The salesman for Blackline GPS Corp., maker of "professional-grade covert tracking" equipment, explained that his devices, in the shape of a legal envelope ($700) or an electric razor ($300), can be tucked behind seat cushions, under floor mats or into backpacks.
"We're getting more requests from husbands and wives," he explained. "I've seen guys throw it in their wives' car and cover it with a hat. It keeps honest people honest."
That, in one convenient package, is what has become of the homeland security effort. What began as a well-intentioned campaign to harden targets and protect the nation from terrorists has metastasized into a sprawling and diffuse enterprise that has little to do with terrorists and a lot to do with government and employers spying on the citizenry -- and citizens spying on one another.
The GovSec expo this week at Washington's convention center reflects the shift. Billed as "the premier government security event," it began after the 9/11 attacks, its organizers told me, with vendors hawking security barriers, razor wire and the like. Now the 2,500 conventioneers can visit the booth of a vendor called ECM Universe, which specializes in monitoring Twitter.

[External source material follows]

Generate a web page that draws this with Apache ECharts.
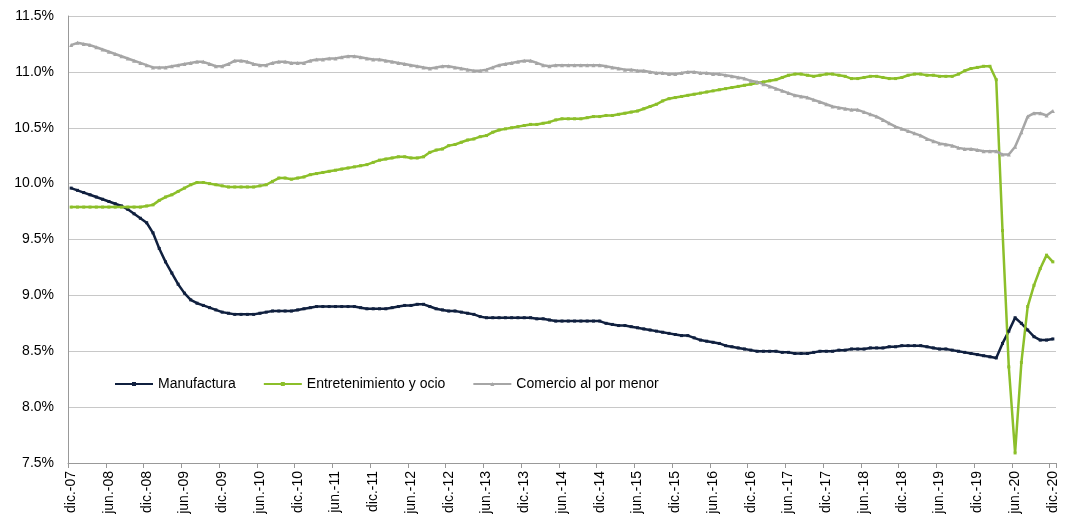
<!DOCTYPE html>
<html>
<head>
<meta charset="utf-8" />
<title>Sectores</title>
<script src="https://cdn.jsdelivr.net/npm/echarts@6/dist/echarts.min.js"></script>
<style>
  html, body { margin: 0; padding: 0; background: #fff; }
  #main { width: 1073px; height: 518px; }
</style>
</head>
<body>
<div id="main"></div>
<script>
// meses y años del eje (dic.-07 .. dic.-20)
const monthNames = ['ene.', 'feb.', 'mar.', 'abr.', 'may.', 'jun.', 'jul.', 'ago.', 'sep.', 'oct.', 'nov.', 'dic.'];
const years = ['08', '09', '10', '11', '12', '13', '14', '15', '16', '17', '18', '19', '20'];
const categories = ['dic.-07'];
years.forEach(y => monthNames.forEach(m => categories.push(m + '-' + y)));

const seriesNames = ['Manufactura', 'Entretenimiento y ocio', 'Comercio al por menor'];

// % del total
const manufactura = [
  9.96, 9.94, 9.92, 9.90, 9.88, 9.86, 9.84, 9.82, 9.80, 9.77, 9.73, 9.69, 9.65,
  9.56, 9.42, 9.30, 9.20, 9.10, 9.02, 8.96, 8.93, 8.91, 8.89, 8.87, 8.85,
  8.84, 8.83, 8.83, 8.83, 8.83, 8.84, 8.85, 8.86, 8.86, 8.86, 8.86, 8.87,
  8.88, 8.89, 8.90, 8.90, 8.90, 8.90, 8.90, 8.90, 8.90, 8.89, 8.88, 8.88,
  8.88, 8.88, 8.89, 8.90, 8.91, 8.91, 8.92, 8.92, 8.90, 8.88, 8.87, 8.86,
  8.86, 8.85, 8.84, 8.83, 8.81, 8.80, 8.80, 8.80, 8.80, 8.80, 8.80, 8.80,
  8.80, 8.79, 8.79, 8.78, 8.77, 8.77, 8.77, 8.77, 8.77, 8.77, 8.77, 8.77,
  8.75, 8.74, 8.73, 8.73, 8.72, 8.71, 8.70, 8.69, 8.68, 8.67, 8.66, 8.65,
  8.64, 8.64, 8.62, 8.60, 8.59, 8.58, 8.57, 8.55, 8.54, 8.53, 8.52, 8.51,
  8.50, 8.50, 8.50, 8.50, 8.49, 8.49, 8.48, 8.48, 8.48, 8.49, 8.50, 8.50,
  8.50, 8.51, 8.51, 8.52, 8.52, 8.52, 8.53, 8.53, 8.53, 8.54, 8.54, 8.55,
  8.55, 8.55, 8.55, 8.54, 8.53, 8.52, 8.52, 8.51, 8.50, 8.49, 8.48, 8.47,
  8.46, 8.45, 8.44, 8.57, 8.68, 8.80, 8.75, 8.69, 8.63, 8.60, 8.60, 8.61
];

const entretenimiento = [
  9.79, 9.79, 9.79, 9.79, 9.79, 9.79, 9.79, 9.79, 9.79, 9.79, 9.79, 9.79, 9.80,
  9.81, 9.85, 9.88, 9.90, 9.93, 9.96, 9.99, 10.01, 10.01, 10.00, 9.99, 9.98,
  9.97, 9.97, 9.97, 9.97, 9.97, 9.98, 9.99, 10.02, 10.05, 10.05, 10.04, 10.05,
  10.06, 10.08, 10.09, 10.10, 10.11, 10.12, 10.13, 10.14, 10.15, 10.16, 10.17, 10.19,
  10.21, 10.22, 10.23, 10.24, 10.24, 10.23, 10.23, 10.24, 10.28, 10.30, 10.31, 10.34,
  10.35, 10.37, 10.39, 10.40, 10.42, 10.43, 10.46, 10.48, 10.49, 10.50, 10.51, 10.52,
  10.53, 10.53, 10.54, 10.55, 10.57, 10.58, 10.58, 10.58, 10.58, 10.59, 10.60, 10.60,
  10.61, 10.61, 10.62, 10.63, 10.64, 10.65, 10.67, 10.69, 10.71, 10.74, 10.76, 10.77,
  10.78, 10.79, 10.80, 10.81, 10.82, 10.83, 10.84, 10.85, 10.86, 10.87, 10.88, 10.89,
  10.90, 10.91, 10.92, 10.93, 10.95, 10.97, 10.98, 10.98, 10.97, 10.96, 10.97, 10.98,
  10.98, 10.97, 10.96, 10.94, 10.94, 10.95, 10.96, 10.96, 10.95, 10.94, 10.94, 10.95,
  10.97, 10.98, 10.98, 10.97, 10.97, 10.96, 10.96, 10.96, 10.98, 11.01, 11.03, 11.04,
  11.05, 11.05, 10.93, 9.58, 8.36, 7.59, 8.40, 8.90, 9.09, 9.24, 9.36, 9.30
];

const comercio = [
  11.24, 11.26, 11.25, 11.24, 11.22, 11.20, 11.18, 11.16, 11.14, 11.12, 11.10, 11.08, 11.06,
  11.04, 11.04, 11.04, 11.05, 11.06, 11.07, 11.08, 11.09, 11.09, 11.07, 11.05, 11.05,
  11.07, 11.10, 11.10, 11.09, 11.07, 11.06, 11.06, 11.08, 11.09, 11.09, 11.08, 11.08,
  11.08, 11.10, 11.11, 11.11, 11.12, 11.12, 11.13, 11.14, 11.14, 11.13, 11.12, 11.11,
  11.11, 11.10, 11.09, 11.08, 11.07, 11.06, 11.05, 11.04, 11.03, 11.04, 11.05, 11.05,
  11.04, 11.03, 11.02, 11.01, 11.01, 11.02, 11.04, 11.06, 11.07, 11.08, 11.09, 11.10,
  11.10, 11.08, 11.06, 11.05, 11.06, 11.06, 11.06, 11.06, 11.06, 11.06, 11.06, 11.06,
  11.05, 11.04, 11.03, 11.02, 11.02, 11.01, 11.01, 11.00, 10.99, 10.99, 10.98, 10.98,
  10.99, 11.00, 11.00, 10.99, 10.99, 10.98, 10.98, 10.97, 10.96, 10.95, 10.94, 10.92,
  10.91, 10.89, 10.87, 10.85, 10.83, 10.81, 10.79, 10.78, 10.77, 10.75, 10.73, 10.71,
  10.69, 10.68, 10.67, 10.66, 10.66, 10.64, 10.62, 10.60, 10.57, 10.54, 10.51, 10.49,
  10.47, 10.45, 10.43, 10.40, 10.38, 10.36, 10.35, 10.34, 10.32, 10.31, 10.31, 10.30,
  10.29, 10.29, 10.29, 10.26, 10.26, 10.33, 10.46, 10.60, 10.63, 10.63, 10.61, 10.65
];

const colors = ['#10203f', '#8cbf2a', '#a6a6a6'];
const font = 'Liberation Sans, Arial, sans-serif';

function lineSeries(name, data, color, symbol, size) {
  return {
    name: name,
    type: 'line',
    data: data,
    symbol: symbol,
    symbolSize: size,
    showSymbol: true,
    lineStyle: { color: color, width: 2.5 },
    itemStyle: { color: color },
    emphasis: { disabled: true },
    animation: false
  };
}

const chart = echarts.init(document.getElementById('main'), null, { renderer: 'canvas' });

chart.setOption({
  animation: false,
  textStyle: { fontFamily: font },
  grid: { left: 68, right: 17, top: 16, bottom: 55 },
  legend: {
    left: 109,
    top: 372,
    itemWidth: 38,
    itemHeight: 5,
    itemGap: 27,
    textStyle: { fontSize: 14, color: '#000', fontFamily: font },
    data: seriesNames
  },
  xAxis: {
    type: 'category',
    data: categories,
    boundaryGap: true,
    axisLine: { lineStyle: { color: '#999', width: 1 } },
    axisTick: { show: true, interval: 5, length: 5, lineStyle: { color: '#999' } },
    axisLabel: {
      interval: 5,
      rotate: 90,
      fontSize: 14,
      color: '#000',
      margin: 8,
      fontFamily: font
    },
    splitLine: { show: false }
  },
  yAxis: {
    type: 'value',
    min: 7.5,
    max: 11.5,
    interval: 0.5,
    axisLine: { show: true, lineStyle: { color: '#999', width: 1 } },
    axisTick: { show: false },
    axisLabel: {
      fontSize: 14,
      color: '#000',
      margin: 14,
      fontFamily: font,
      formatter: v => v.toFixed(1) + '%'
    },
    splitLine: { lineStyle: { color: '#c8c8c8', width: 1 } }
  },
  series: [
    lineSeries(seriesNames[0], manufactura, colors[0], 'rect', 3),
    lineSeries(seriesNames[1], entretenimiento, colors[1], 'rect', 3),
    lineSeries(seriesNames[2], comercio, colors[2], 'triangle', 4)
  ]
});
</script>
</body>
</html>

Its "social media surveillance" package helps universities monitor online activity for evidence of bullying, among other things, ECM's Scott Raimist told me Tuesday. Two weeks ago, the company helped authorities in Fort Lupton, Colo., identify a man who was tweeting such menacing things as "kill people" and "burn [expletive] school." Said Raimist: "He fit the profile of a pyromaniac."
So is the man behind bars? Well, no, Raimist admitted. "He's outside their jurisdiction. He's still tweeting." In fact, the man hasn't been accused of a crime -- but that didn't matter: His full name was projected on a display screen at the GovSec expo as an example of how technology can catch bad guys.
Federal homeland security spending tripled in the years after Sept. 11, and recent cuts have been modest compared with reductions to other parts of the budget. States and private industry, too, have spent billions. But that money is going further and further afield.
Government agencies and corporations are, for example, buying "Pocket Hound" cellphone detectors, which indicate who is carrying a mobile phone (among the suggested uses: schools and airports). A competitor, Cellbusters, can locate where a cellphone is inside a building or whether someone in your conference room is violating a company's no-cellphone policy.
Catch many terrorists with this technology? "Not so much," Cellbusters' Derek Forde admitted.
Neither is Fulcrum Biometrics likely to apprehend Al-Qaida operatives with its ID system using fingerprint, face, iris, palm and voice identification. Recommended uses include voter registration and "civil ID," said Fulcrum's Kathleen Erickson.
Also, gym memberships: "You can use it in guest management, like a loyalty program." One product enables employers to require construction workers and others at remote sites to clock in with their fingerprints.
"Can I scan you?" Erickson asked me. She waved a scanner at my convention badge, and with a "boing" sound my registration information was transferred to her.
There are, of course, legitimate uses for all such gizmos, as there are for gun vaults, portable bunkers and military gear. But Big Brother's display space at the expo is expanding.
Emergency Vehicles Inc. can convert a Honda Odyssey minivan into a "covert surveillance platform" with heat-detecting cameras. "They can focus in on a person and follow that person wherever they go," explained salesman Michael Cox.
A company called Telmate sells a kiosk that records and photographs prison inmates during conversation, games or religious services. Hunt Engineering enables agencies and businesses to scan driver's licenses or passports and run background checks before admitting visitors. Gamber-Johnson is offering a GPS-enabled laptop dock that allows a company to map an employee's travel for a month.
Nearby, International Surveillance Technology is selling hidden cameras and audio recorders in alarm clocks, iPod docks, water coolers and suitcases. Among government security agencies, "there's nobody who isn't buying this," said chief executive Donald DiFrisco. "Imagine: hookers in a hotel room with a clock radio."
That's the homeland security mission creep: from Osama bin Laden to hookers in hotels.